Last year's 23-5 divisional championship Lady Horn team entered the tournament with an advantageous one seed and advanced to the quarterfinals before losing to Snowflake.
This year, however, the Lady Horns are struggling and will need a strong finish to earn another state berth.
Looking ahead to state might be a tad premature for the team.
In the state wrestling tournament, the top four finishers from each of the divisional qualifying tournaments earn seeds.
Payson grapplers qualify in the day-long divisional finals set for Feb. 6 at Santa Cruz High School in Eloy.
At state, 3A preliminary rounds will be contested 9 a.m. to 2 p.m. Feb. 12. Winners there advance to semi-finals consolation rounds to be held 9 a.m. to 4:30 p.m. the following days.

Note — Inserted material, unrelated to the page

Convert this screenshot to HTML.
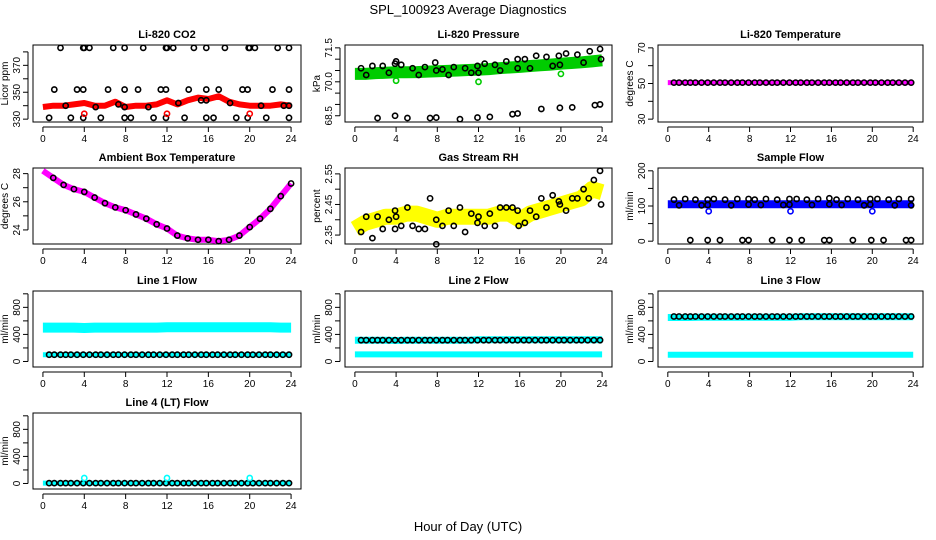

Consolation Championships will be held 5:30 to 7 p.m., also Saturday. Eventual state champions will be determined from 7 to 9 p.m. Saturday.
Should the Horns emerge victorious in the finale, it would be the school's fourth consecutive state championship.
Longhorn wrestling this weekend
What: The Tim Van Horn Memorial Tournament
When: Jan. 22 and 23
Where: Wilson Dome
Times: First session Friday, 2 p.m. until 8 p.m (three mats). Second session -- Saturday, 9 a.m. until 2 p.m (three mats). Third session -- Saturday 3 p.m. to 4:30 p.m (consolation finals -- two mats), 5 p.m. to 7 p.m. (championship finals -- one mat).
Who: Blue Ridge, Coolidge, Globe, Gilbert Highland, Glendale Ironwood, Glendale Mountain Ridge, Mesa Red Mountain, Safford, Westview and Payson.
Admission: $3 for adults and $2 for students per session. Tournament passes available: $8 for adults, $5 for students.
Awards: Team trophies to top four finishers. Medals to top six finishers in each weight class. Three outstanding wrestler awards -- light weights (103-125), middle weights (130-152) and heavyweights (160-275). Medallion for fastest fall of the tournament. Donnie Haught will award the Tim Van Horn Memorial Award.
Wt. classes: 105, 114, 121, 127, 132, 137, 142, 147, 154, 162, 173, 191, 217 and 275.